(Records from a dataset)
▼

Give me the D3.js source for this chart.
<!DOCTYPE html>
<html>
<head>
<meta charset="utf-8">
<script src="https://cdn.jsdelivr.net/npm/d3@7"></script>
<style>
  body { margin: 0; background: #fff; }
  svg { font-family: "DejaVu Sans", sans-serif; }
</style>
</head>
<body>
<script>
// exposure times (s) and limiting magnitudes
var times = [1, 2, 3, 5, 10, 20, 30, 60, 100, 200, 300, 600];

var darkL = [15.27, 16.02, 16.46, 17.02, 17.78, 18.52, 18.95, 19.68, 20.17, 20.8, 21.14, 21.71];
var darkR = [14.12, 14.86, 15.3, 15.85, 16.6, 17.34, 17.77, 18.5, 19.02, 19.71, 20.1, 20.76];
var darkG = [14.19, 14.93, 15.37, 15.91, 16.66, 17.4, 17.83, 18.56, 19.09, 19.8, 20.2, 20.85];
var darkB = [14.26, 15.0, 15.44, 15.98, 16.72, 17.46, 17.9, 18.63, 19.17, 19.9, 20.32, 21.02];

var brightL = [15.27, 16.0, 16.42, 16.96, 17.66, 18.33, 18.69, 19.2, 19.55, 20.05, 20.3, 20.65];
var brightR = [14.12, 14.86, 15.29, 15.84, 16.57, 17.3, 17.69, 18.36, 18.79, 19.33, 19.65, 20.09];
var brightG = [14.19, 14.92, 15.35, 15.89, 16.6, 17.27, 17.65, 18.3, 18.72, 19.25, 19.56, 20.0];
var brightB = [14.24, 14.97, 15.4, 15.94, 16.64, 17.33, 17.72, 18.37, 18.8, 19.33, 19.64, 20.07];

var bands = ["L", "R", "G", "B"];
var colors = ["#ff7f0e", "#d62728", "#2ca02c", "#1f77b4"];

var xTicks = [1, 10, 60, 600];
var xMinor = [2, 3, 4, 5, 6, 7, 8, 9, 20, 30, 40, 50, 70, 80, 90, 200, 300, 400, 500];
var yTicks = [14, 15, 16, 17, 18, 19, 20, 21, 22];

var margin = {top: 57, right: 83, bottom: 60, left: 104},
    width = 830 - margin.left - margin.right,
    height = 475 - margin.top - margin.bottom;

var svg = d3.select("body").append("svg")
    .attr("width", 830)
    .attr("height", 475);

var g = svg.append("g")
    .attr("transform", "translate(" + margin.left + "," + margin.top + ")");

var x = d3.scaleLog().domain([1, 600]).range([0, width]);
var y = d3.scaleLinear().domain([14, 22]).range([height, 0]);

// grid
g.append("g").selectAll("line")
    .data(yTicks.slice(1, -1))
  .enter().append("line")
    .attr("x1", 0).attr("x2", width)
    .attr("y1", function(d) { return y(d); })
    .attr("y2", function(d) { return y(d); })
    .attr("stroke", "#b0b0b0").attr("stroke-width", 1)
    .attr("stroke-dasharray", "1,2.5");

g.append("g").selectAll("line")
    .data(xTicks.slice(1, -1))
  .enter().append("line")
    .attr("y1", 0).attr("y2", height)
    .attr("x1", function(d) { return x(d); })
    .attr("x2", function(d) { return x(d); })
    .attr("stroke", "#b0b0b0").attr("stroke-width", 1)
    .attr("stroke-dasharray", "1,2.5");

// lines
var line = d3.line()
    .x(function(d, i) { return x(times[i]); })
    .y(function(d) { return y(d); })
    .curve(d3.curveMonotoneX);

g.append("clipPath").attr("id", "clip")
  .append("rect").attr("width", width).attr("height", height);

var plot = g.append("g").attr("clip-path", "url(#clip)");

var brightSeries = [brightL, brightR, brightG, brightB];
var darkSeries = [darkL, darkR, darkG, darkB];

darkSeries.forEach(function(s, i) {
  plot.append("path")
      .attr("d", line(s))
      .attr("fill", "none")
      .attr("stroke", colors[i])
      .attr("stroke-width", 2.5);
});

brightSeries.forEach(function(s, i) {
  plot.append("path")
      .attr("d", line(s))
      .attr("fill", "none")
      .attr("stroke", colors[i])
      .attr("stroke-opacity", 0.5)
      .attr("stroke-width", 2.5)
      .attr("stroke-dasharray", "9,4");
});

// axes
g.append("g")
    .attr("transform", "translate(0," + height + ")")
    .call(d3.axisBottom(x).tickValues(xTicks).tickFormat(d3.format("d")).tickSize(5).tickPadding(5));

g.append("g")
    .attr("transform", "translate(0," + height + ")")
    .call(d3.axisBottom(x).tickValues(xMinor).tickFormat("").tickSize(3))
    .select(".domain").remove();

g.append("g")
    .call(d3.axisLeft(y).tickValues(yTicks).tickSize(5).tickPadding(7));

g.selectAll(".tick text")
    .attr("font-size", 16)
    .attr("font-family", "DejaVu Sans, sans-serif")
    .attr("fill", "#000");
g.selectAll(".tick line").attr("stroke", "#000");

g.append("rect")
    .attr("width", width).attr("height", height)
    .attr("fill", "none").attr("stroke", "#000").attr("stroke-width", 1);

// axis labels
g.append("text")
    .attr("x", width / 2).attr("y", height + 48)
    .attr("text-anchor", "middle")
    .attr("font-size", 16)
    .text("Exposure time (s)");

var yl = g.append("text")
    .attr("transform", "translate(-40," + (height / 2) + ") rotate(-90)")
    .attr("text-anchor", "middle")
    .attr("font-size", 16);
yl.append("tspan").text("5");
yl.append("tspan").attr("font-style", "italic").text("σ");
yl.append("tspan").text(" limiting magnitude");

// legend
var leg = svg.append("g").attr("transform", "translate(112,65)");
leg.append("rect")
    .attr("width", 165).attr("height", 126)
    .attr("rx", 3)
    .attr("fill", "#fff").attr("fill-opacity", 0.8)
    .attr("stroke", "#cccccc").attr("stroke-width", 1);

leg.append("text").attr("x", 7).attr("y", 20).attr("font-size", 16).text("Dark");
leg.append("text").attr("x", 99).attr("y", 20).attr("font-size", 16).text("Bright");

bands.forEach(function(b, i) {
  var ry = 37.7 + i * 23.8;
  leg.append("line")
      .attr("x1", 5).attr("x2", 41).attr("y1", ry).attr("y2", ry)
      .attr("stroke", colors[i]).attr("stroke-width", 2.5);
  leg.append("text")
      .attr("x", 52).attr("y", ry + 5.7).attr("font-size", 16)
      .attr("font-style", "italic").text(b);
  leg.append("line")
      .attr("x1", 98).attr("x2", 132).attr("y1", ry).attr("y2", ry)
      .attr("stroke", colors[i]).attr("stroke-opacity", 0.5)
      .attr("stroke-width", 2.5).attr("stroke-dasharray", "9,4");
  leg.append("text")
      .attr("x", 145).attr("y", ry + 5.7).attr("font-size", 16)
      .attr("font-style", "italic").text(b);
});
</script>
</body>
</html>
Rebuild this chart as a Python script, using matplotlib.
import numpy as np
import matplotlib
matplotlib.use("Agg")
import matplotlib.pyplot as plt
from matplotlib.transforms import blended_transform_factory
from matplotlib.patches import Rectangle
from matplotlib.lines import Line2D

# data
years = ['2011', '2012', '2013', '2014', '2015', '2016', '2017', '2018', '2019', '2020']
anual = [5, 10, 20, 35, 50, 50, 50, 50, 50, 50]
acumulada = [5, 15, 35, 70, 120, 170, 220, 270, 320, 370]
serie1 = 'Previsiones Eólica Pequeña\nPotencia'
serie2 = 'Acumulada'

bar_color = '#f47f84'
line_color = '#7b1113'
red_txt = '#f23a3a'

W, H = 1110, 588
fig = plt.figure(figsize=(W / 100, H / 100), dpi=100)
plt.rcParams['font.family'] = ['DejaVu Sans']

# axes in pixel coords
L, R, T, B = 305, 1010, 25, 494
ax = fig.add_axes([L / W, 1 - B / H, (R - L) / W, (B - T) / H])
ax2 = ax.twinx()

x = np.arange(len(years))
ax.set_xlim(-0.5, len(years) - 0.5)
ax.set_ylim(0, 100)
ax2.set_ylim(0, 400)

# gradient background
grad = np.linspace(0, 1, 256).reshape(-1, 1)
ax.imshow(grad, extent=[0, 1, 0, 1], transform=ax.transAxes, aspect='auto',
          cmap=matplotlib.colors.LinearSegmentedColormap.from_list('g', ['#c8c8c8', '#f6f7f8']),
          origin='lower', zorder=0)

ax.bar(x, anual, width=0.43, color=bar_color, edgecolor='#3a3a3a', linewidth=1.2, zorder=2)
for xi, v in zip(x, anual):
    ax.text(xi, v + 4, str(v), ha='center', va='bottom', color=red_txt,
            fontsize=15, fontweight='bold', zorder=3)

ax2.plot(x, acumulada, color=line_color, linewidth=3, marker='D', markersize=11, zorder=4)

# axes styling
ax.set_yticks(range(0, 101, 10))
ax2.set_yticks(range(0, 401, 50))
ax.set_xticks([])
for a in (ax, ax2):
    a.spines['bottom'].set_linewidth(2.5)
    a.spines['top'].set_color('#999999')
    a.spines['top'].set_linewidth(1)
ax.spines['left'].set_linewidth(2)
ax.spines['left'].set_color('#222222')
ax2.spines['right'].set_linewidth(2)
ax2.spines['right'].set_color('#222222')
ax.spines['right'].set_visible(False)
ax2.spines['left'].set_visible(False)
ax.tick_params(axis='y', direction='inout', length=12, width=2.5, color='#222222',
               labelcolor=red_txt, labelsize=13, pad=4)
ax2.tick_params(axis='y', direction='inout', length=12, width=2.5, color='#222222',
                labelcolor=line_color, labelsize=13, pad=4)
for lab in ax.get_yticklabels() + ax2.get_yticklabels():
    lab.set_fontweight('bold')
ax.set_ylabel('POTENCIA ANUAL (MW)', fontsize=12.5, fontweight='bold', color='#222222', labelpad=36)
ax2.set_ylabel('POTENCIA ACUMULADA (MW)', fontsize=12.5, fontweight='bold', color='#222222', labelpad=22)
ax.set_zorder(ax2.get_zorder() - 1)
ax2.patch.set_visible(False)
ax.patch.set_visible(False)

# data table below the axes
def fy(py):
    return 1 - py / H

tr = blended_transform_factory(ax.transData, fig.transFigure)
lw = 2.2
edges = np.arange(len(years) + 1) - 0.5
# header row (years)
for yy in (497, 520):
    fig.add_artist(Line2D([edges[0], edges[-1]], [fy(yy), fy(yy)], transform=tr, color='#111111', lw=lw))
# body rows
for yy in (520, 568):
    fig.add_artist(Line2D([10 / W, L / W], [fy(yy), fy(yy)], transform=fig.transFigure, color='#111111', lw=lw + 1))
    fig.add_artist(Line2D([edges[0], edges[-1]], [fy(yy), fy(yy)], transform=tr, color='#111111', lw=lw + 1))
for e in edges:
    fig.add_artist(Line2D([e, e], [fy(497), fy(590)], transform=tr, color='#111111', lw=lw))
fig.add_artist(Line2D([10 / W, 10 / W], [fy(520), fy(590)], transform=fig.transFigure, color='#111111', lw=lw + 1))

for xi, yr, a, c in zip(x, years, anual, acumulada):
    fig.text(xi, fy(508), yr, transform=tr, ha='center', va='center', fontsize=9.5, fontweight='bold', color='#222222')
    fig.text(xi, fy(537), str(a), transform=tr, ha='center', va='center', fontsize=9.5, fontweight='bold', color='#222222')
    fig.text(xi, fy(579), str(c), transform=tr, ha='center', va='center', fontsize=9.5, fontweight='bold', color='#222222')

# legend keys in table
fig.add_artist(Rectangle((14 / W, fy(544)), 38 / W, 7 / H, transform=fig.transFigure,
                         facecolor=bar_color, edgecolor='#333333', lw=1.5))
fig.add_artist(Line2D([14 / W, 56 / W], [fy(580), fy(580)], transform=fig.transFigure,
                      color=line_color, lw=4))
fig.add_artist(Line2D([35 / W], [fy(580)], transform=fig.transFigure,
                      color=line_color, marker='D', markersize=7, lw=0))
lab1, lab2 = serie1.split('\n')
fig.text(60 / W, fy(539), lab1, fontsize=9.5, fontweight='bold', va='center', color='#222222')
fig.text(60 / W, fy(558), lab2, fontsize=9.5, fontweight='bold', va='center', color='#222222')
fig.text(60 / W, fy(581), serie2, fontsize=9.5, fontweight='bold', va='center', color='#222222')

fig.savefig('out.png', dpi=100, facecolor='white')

▲

◆ WHAT YOU SHOULD DO
Above are the records. Copy the lines beginning at the one that has "Rebuild this chart" and ending with the one that has "from matplotlib.lines import Line2D", unchanged.

◆ SOLUTION TO THIS PROBLEM
Rebuild this chart as a Python script, using matplotlib.
import numpy as np
import matplotlib
matplotlib.use("Agg")
import matplotlib.pyplot as plt
from matplotlib.transforms import blended_transform_factory
from matplotlib.patches import Rectangle
from matplotlib.lines import Line2D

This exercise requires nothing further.